[EXERCISE GOAL]
Can you transcribe every entry word for word, skipping the images?
** begin PROVIDED MATERIAL **
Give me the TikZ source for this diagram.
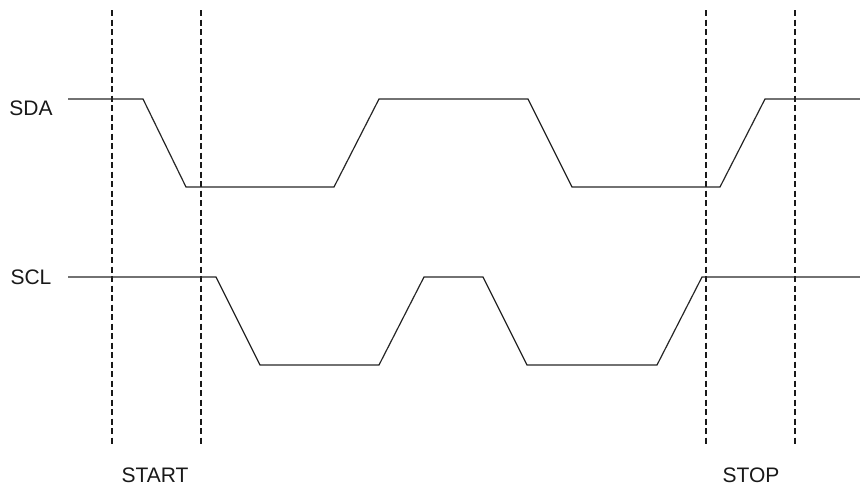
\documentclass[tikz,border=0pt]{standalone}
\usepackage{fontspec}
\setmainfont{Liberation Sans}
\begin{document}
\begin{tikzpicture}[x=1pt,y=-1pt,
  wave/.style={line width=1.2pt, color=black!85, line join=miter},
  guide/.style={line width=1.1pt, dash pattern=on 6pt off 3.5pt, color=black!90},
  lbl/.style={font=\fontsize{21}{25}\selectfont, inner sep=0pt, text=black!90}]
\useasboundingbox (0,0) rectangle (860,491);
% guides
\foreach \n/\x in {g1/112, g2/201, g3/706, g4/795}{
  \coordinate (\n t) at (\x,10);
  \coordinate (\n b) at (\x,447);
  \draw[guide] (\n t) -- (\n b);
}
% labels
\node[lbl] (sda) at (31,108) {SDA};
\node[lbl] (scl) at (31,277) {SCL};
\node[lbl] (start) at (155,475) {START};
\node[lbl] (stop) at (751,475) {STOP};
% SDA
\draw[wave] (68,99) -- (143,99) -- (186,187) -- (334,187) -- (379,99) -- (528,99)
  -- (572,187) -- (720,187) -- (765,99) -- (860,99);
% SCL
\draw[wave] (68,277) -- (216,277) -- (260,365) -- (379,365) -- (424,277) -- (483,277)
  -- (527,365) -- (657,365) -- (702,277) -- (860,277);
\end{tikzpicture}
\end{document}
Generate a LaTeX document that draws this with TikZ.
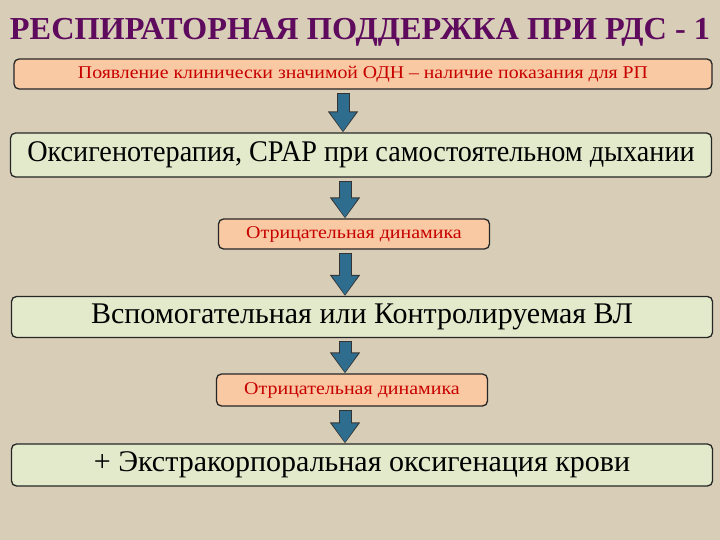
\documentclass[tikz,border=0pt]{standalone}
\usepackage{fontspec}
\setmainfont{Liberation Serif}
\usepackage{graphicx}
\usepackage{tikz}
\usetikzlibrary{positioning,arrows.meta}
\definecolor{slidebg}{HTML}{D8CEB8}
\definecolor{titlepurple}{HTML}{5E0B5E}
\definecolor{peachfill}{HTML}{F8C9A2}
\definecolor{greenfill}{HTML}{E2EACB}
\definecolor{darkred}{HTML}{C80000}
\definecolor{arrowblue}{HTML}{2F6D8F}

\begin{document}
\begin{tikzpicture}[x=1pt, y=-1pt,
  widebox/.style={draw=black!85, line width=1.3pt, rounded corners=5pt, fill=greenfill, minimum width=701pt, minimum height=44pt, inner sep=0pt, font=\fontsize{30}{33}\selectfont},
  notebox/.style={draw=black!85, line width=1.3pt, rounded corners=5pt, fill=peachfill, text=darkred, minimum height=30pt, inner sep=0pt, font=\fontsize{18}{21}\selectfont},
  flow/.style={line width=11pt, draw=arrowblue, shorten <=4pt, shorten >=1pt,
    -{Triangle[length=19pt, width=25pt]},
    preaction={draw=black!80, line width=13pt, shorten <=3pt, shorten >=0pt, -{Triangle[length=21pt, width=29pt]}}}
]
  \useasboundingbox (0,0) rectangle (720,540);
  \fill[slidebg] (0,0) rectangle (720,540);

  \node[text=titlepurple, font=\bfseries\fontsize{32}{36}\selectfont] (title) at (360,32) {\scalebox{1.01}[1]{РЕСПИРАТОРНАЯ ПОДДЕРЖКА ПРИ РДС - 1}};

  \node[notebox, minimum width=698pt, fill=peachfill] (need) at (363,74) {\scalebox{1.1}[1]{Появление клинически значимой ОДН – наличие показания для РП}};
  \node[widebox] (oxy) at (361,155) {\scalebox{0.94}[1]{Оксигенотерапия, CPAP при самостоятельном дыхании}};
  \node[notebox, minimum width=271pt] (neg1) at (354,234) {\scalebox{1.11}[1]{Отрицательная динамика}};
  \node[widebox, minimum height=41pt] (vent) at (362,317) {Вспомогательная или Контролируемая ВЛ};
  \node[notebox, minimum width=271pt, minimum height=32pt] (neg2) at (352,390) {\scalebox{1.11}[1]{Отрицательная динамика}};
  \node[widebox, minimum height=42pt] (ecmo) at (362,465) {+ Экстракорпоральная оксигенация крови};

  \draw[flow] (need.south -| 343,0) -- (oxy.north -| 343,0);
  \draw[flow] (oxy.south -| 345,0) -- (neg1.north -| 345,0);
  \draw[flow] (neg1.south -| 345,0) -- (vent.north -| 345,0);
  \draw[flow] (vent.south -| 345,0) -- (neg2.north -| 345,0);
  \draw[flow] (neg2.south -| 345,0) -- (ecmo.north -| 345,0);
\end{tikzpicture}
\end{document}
** end PROVIDED MATERIAL **
[WRITTEN RESPONSE]
Give me the TikZ source for this diagram.
\documentclass[tikz,border=0pt]{standalone}
\usepackage{fontspec}
\setmainfont{Liberation Sans}
\begin{document}
\begin{tikzpicture}[x=1pt,y=-1pt,
  wave/.style={line width=1.2pt, color=black!85, line join=miter},
  guide/.style={line width=1.1pt, dash pattern=on 6pt off 3.5pt, color=black!90},
  lbl/.style={font=\fontsize{21}{25}\selectfont, inner sep=0pt, text=black!90}]
\useasboundingbox (0,0) rectangle (860,491);
% guides
\foreach \n/\x in {g1/112, g2/201, g3/706, g4/795}{
  \coordinate (\n t) at (\x,10);
  \coordinate (\n b) at (\x,447);
  \draw[guide] (\n t) -- (\n b);
}
% labels
\node[lbl] (sda) at (31,108) {SDA};
\node[lbl] (scl) at (31,277) {SCL};
\node[lbl] (start) at (155,475) {START};
\node[lbl] (stop) at (751,475) {STOP};
% SDA
\draw[wave] (68,99) -- (143,99) -- (186,187) -- (334,187) -- (379,99) -- (528,99)
  -- (572,187) -- (720,187) -- (765,99) -- (860,99);
% SCL
\draw[wave] (68,277) -- (216,277) -- (260,365) -- (379,365) -- (424,277) -- (483,277)
  -- (527,365) -- (657,365) -- (702,277) -- (860,277);
\end{tikzpicture}
\end{document}
Generate a LaTeX document that draws this with TikZ.
\documentclass[tikz,border=0pt]{standalone}
\usepackage{fontspec}
\setmainfont{Liberation Serif}
\usepackage{graphicx}
\usepackage{tikz}
\usetikzlibrary{positioning,arrows.meta}
\definecolor{slidebg}{HTML}{D8CEB8}
\definecolor{titlepurple}{HTML}{5E0B5E}
\definecolor{peachfill}{HTML}{F8C9A2}
\definecolor{greenfill}{HTML}{E2EACB}
\definecolor{darkred}{HTML}{C80000}
\definecolor{arrowblue}{HTML}{2F6D8F}

\begin{document}
\begin{tikzpicture}[x=1pt, y=-1pt,
  widebox/.style={draw=black!85, line width=1.3pt, rounded corners=5pt, fill=greenfill, minimum width=701pt, minimum height=44pt, inner sep=0pt, font=\fontsize{30}{33}\selectfont},
  notebox/.style={draw=black!85, line width=1.3pt, rounded corners=5pt, fill=peachfill, text=darkred, minimum height=30pt, inner sep=0pt, font=\fontsize{18}{21}\selectfont},
  flow/.style={line width=11pt, draw=arrowblue, shorten <=4pt, shorten >=1pt,
    -{Triangle[length=19pt, width=25pt]},
    preaction={draw=black!80, line width=13pt, shorten <=3pt, shorten >=0pt, -{Triangle[length=21pt, width=29pt]}}}
]
  \useasboundingbox (0,0) rectangle (720,540);
  \fill[slidebg] (0,0) rectangle (720,540);

  \node[text=titlepurple, font=\bfseries\fontsize{32}{36}\selectfont] (title) at (360,32) {\scalebox{1.01}[1]{РЕСПИРАТОРНАЯ ПОДДЕРЖКА ПРИ РДС - 1}};

  \node[notebox, minimum width=698pt, fill=peachfill] (need) at (363,74) {\scalebox{1.1}[1]{Появление клинически значимой ОДН – наличие показания для РП}};
  \node[widebox] (oxy) at (361,155) {\scalebox{0.94}[1]{Оксигенотерапия, CPAP при самостоятельном дыхании}};
  \node[notebox, minimum width=271pt] (neg1) at (354,234) {\scalebox{1.11}[1]{Отрицательная динамика}};
  \node[widebox, minimum height=41pt] (vent) at (362,317) {Вспомогательная или Контролируемая ВЛ};
  \node[notebox, minimum width=271pt, minimum height=32pt] (neg2) at (352,390) {\scalebox{1.11}[1]{Отрицательная динамика}};
  \node[widebox, minimum height=42pt] (ecmo) at (362,465) {+ Экстракорпоральная оксигенация крови};

  \draw[flow] (need.south -| 343,0) -- (oxy.north -| 343,0);
  \draw[flow] (oxy.south -| 345,0) -- (neg1.north -| 345,0);
  \draw[flow] (neg1.south -| 345,0) -- (vent.north -| 345,0);
  \draw[flow] (vent.south -| 345,0) -- (neg2.north -| 345,0);
  \draw[flow] (neg2.south -| 345,0) -- (ecmo.north -| 345,0);
\end{tikzpicture}
\end{document}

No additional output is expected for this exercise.